"Vous avez organisé le 4 novembre dernier votre colloque annuel intitulé « Où va l’économie ? Où va l’immobilier ? ». Quels principaux enseignements tirez-vous de cet évènement ?
J’ai pu relever avec intérêt que nos trois économistes intervenants, tout en mettant l’accent sur l’existence d’embûches étaient finalement assez confiants. Nicolas Bouzou et Jean-Hervé Lorenzi ont plutôt évoqué les évolutions longues, mais pour la période immédiate Jean-Paul Betbèze a par exemple parlé de la Chine : celle-ci ne veut pas se trouver seule en face des Etats-Unis, elle soutiendra donc l’Europe et par conséquent la France, en achetant s’il le faut des emprunts d’Etat français pour éviter un problème de taux d’intérêt. En clair, nous bénéficions d’un sursis même si nous ne devons plus tarder pour entamer nos réformes vers une réduction des dépenses publiques.

Parallèlement, l’ensemble des acteurs évoluant de près ou de loin dans le domaine de l’immobilier sont plutôt entreprenants malgré les difficultés de l’environnement actuel. Un intervenant à la tribune a parlé « d’optimisme de combat ». Il faut savoir que l’immobilier peut faire beaucoup pour accompagner les entreprises dans leurs gains de productivité et de compétitivité et ainsi soutenir l’économie.

Portez-vous un regard inquiet sur l’orientation que prend le marché immobilier à l’heure qu’il est ?

Si l’on parle du marché en général, il est évident que les acteurs n’ont pas baissé les bras, malgré les difficultés de notre économie. Les investisseurs institutionnels sont très actifs, en Ile-de-France ou en régions, sur différents types d’immobilier d’entreprise et pas seulement les bureaux, de nombreux immeubles sont transformés ou rénovés, les SCPI et les OPCI collectent des capitaux, bref le secteur est loin d’être amorphe, bien au contraire.

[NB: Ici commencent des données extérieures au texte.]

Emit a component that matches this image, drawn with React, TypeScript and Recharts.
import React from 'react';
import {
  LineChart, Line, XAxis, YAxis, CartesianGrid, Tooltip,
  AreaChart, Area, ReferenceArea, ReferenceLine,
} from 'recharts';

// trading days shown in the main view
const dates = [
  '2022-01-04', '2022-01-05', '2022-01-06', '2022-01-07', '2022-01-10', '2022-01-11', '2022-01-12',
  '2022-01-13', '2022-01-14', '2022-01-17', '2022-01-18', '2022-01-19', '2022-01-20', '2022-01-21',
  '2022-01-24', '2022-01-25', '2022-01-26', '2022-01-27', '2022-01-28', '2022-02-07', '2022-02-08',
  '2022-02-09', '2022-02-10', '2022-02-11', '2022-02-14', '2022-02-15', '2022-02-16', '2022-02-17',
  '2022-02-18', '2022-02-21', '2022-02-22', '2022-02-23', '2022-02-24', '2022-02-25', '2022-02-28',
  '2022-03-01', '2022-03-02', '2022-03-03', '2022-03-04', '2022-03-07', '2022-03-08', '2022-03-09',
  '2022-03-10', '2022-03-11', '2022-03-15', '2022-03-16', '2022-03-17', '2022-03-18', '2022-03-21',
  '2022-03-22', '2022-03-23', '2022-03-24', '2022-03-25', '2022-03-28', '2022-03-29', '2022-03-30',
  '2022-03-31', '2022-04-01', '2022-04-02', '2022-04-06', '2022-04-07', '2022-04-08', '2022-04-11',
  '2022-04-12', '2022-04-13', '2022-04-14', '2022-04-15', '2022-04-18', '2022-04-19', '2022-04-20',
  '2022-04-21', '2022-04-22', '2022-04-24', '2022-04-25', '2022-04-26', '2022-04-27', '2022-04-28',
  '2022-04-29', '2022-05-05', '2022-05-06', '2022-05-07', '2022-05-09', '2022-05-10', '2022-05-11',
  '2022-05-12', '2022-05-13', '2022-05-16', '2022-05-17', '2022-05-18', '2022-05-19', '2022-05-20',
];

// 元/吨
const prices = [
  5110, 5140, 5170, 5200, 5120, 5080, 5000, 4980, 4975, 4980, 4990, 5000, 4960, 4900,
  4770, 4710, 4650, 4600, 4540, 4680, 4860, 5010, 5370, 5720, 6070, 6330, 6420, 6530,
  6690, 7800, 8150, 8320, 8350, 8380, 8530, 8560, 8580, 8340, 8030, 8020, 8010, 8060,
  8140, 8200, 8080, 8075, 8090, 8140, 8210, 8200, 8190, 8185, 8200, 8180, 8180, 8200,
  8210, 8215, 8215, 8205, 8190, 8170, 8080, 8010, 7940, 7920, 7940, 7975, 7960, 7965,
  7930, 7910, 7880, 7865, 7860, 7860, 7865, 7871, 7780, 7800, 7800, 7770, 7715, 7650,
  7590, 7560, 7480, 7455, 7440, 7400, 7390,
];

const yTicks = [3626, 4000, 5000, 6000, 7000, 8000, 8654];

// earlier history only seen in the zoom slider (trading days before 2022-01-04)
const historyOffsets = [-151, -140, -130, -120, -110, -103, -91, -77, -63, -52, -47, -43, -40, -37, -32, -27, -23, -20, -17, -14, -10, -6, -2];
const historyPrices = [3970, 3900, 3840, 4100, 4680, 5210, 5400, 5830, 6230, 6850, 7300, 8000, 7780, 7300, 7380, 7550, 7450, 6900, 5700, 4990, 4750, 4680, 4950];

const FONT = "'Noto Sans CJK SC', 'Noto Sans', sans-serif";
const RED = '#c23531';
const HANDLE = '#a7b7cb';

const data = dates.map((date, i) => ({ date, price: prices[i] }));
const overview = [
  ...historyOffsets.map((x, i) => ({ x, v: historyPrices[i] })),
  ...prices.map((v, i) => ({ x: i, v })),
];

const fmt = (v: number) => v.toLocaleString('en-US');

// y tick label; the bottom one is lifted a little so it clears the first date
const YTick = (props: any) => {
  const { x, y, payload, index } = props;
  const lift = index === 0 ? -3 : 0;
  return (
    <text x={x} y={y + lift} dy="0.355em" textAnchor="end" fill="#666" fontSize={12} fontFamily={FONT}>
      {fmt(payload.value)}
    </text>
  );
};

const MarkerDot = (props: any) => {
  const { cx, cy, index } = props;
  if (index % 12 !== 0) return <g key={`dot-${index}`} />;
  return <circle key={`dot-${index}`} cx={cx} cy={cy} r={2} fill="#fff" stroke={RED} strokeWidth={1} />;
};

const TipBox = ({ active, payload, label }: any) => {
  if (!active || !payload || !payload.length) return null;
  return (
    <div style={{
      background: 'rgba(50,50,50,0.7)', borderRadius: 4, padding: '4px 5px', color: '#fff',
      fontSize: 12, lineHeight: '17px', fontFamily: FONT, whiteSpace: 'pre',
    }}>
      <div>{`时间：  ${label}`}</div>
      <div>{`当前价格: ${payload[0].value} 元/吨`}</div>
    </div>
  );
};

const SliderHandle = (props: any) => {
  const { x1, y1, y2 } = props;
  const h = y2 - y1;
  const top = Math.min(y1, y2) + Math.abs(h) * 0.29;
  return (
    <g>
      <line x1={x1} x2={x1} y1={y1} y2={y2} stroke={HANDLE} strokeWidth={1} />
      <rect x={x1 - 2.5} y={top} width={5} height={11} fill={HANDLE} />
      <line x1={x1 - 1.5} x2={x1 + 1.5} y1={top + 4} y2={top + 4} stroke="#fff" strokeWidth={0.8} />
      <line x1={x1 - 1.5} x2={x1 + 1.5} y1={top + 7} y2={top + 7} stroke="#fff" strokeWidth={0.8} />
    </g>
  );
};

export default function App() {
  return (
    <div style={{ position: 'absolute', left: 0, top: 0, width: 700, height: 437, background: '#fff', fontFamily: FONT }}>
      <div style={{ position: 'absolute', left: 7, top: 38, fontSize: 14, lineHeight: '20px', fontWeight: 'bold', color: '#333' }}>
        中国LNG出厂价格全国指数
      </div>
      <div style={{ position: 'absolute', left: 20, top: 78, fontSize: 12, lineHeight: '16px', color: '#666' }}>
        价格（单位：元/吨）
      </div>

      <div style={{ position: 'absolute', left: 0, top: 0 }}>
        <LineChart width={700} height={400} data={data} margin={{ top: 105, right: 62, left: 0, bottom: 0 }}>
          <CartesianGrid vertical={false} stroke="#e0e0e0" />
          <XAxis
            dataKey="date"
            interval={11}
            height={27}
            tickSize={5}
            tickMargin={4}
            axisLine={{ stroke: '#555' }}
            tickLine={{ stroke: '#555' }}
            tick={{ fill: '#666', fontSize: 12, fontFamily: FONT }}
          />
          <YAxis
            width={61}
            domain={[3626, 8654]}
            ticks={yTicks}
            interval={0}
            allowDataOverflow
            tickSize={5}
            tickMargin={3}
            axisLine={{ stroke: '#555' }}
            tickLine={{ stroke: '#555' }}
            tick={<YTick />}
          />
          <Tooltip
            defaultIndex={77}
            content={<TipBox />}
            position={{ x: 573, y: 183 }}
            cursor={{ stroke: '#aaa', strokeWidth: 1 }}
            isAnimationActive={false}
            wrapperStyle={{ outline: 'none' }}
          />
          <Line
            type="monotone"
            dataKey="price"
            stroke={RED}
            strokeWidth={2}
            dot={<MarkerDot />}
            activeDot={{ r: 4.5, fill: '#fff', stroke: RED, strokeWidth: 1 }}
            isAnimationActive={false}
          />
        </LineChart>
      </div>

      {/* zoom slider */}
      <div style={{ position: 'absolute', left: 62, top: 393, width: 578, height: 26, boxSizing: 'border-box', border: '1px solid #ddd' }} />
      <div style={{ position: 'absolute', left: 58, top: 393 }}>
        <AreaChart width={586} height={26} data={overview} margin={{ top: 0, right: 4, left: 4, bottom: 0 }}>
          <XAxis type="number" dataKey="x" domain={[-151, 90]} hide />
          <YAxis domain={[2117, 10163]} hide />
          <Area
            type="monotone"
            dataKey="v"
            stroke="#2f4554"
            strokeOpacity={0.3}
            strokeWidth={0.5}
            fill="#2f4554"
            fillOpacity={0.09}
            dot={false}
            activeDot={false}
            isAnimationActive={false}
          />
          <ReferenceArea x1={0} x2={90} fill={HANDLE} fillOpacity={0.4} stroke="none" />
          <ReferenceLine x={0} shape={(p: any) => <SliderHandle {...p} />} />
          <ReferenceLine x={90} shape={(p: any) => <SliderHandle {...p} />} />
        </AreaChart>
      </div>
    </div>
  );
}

Quel regard portez-vous sur la problématique du logement à laquelle le pays doit faire face aujourd’hui ?
Je crois surtout que l’on se trompe de perspective. La question du logement est intimement dépendante d’évolutions longues. Les tendances démographiques et sociologiques se mesurent sur plusieurs décennies, et tout se passe comme si chaque nouveau ministre du logement voulait des résultats immédiats. L’équipe de l’IEIF a souvent alerté ces dernières années sur les conséquences de politiques de court terme face un problème qui appelle des analyses et des solutions dans la durée. La situation s’intensifie au lieu de se résoudre.
La seule approche sensée, à la mesure des difficultés, consisterait à se projeter sur les quinze prochaines années : d’après l’INSEE il y aura d’ici là près de 3,3 millions de ménages en plus. C’est en soi une bonne nouvelle, mais c’est à cette échelle qu’il faut envisager la libération de la construction. C’est également à cette échelle qu’il faut réfléchir à la mobilisation ou non, à l’encouragement ou non, de l’épargne des particuliers dans cette direction. Il faudrait donc aller vers des mesures conçues pour être stables, pérennes, au lieu d’une valse incessante de coups d’accélérateurs et de coups de frein. Mais il me semble que cette vision est de plus en plus partagée, ce qui autorise certains espoirs.

Que pensez-vous des premières réponses apportées par le gouvernement ?
Elles vont dans la bonne direction, mais elles ne suffiront évidemment pas. Deux axes majeurs devraient selon moi orienter toute nouvelle mesure en matière de logement. D’abord, seule une offre suffisante permettra de détendre les prix et les loyers dans les endroits attractifs, et ce sera en fin de compte la meilleure façon de protéger les locataires et les accédants. Ensuite, on ne fera rien sans confiance. Si l’on veut que le marché du logement soit fluide, que les prix et les loyers soient accessibles, on a besoin des investisseurs et la confiance ne se décrète pas, elle s’installe d’elle-même à l‘abri de règles stables.